100 Cupboards by N.D. Wilson

I put off reading The Golden Compass for a long time, not because I felt threatened by Philip Pullman’s “attack on religion” or whatever you want to call it, but because I read a lot of interviews with him in which he didn’t seem like a very nice person. I like to feel like I could be friends (or at least friendly) with the people whose books I read. Of course, I finally caved to all that pressure and read it, and I did find it very good, but I still can’t quite imagine myself chatting with Mr. Pullman over a cup of coffee.

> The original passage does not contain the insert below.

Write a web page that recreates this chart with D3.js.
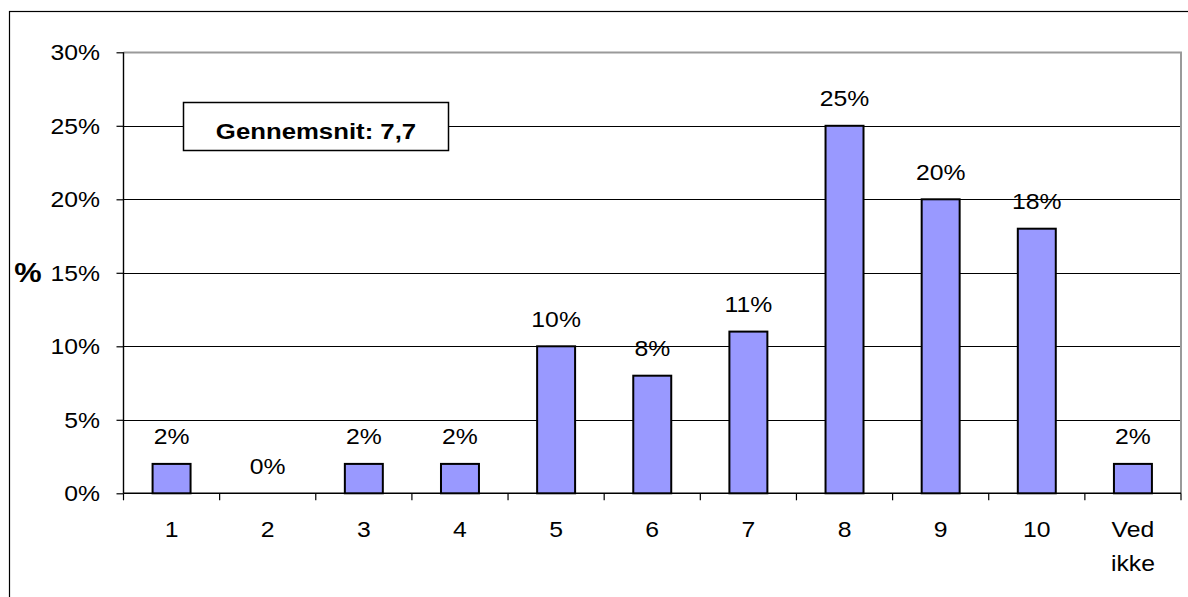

100 Cupboards sat next to my bed for a while for very similar reasons – N.D. Wilson is the managing editor of Credenda/Agenda, a magazine whose theology I disagree with, and, more importantly, whose (usually sarcastic) tone I have often found uncharitable. I was not sure whether I was interested in reading a book by someone involved with that magazine, nor was I completely sure that I could be fair and impartial when it came to reading it. Here is my best shot.

100 Cupboards is the first book in a new series. It tells the story of Henry, a twelve-year-old boy who has gone to live at his aunt and uncle’s house. His room is in the attic, and, from the start, Henry sees and hears mysterious things that he can’t understand. It’s not long before he has discovered cupboard doors in his walls that seem to lead to other places. As Henry and his cousin Henrietta discover more about these doors, they discover that their ordinary-seeming family has more magical secrets than they could possibly have realized.

While no one can beat C.S. Lewis for doors into other worlds, I thought that the story itself was engaging and interesting. During most of the book, though, I felt that the writing was somewhat stilted, like the author was deliberately writing for kids but didn’t quite know how. Mike and I have discussed in the past that, though we love many Newbery books, the award is sometimes given to a book that kids ought to like, or to the kind of book that adults think kids like. That’s the best way that I can describe the writing in this book – something an adult thinks a kid will like. Henry’s thoughts didn’t seem like the thoughts of a boy to me. They seemed like the thoughts of an adult trying to think like a boy. The first part of the book was mostly setup, and the story picked up in the second half, which I enjoyed more than the first half.

I know that N.D. Wilson’s Leepike Ridge has garnered good reviews, so perhaps I will pick it up sometime to see how it compares. If you are a fan of Wilson’s other work, you might give this a try, and I do think that kids who love fantasy will find something to enjoy here. It would probably be of most interest to kids who have finished Narnia but aren’t quite ready for Middle Earth.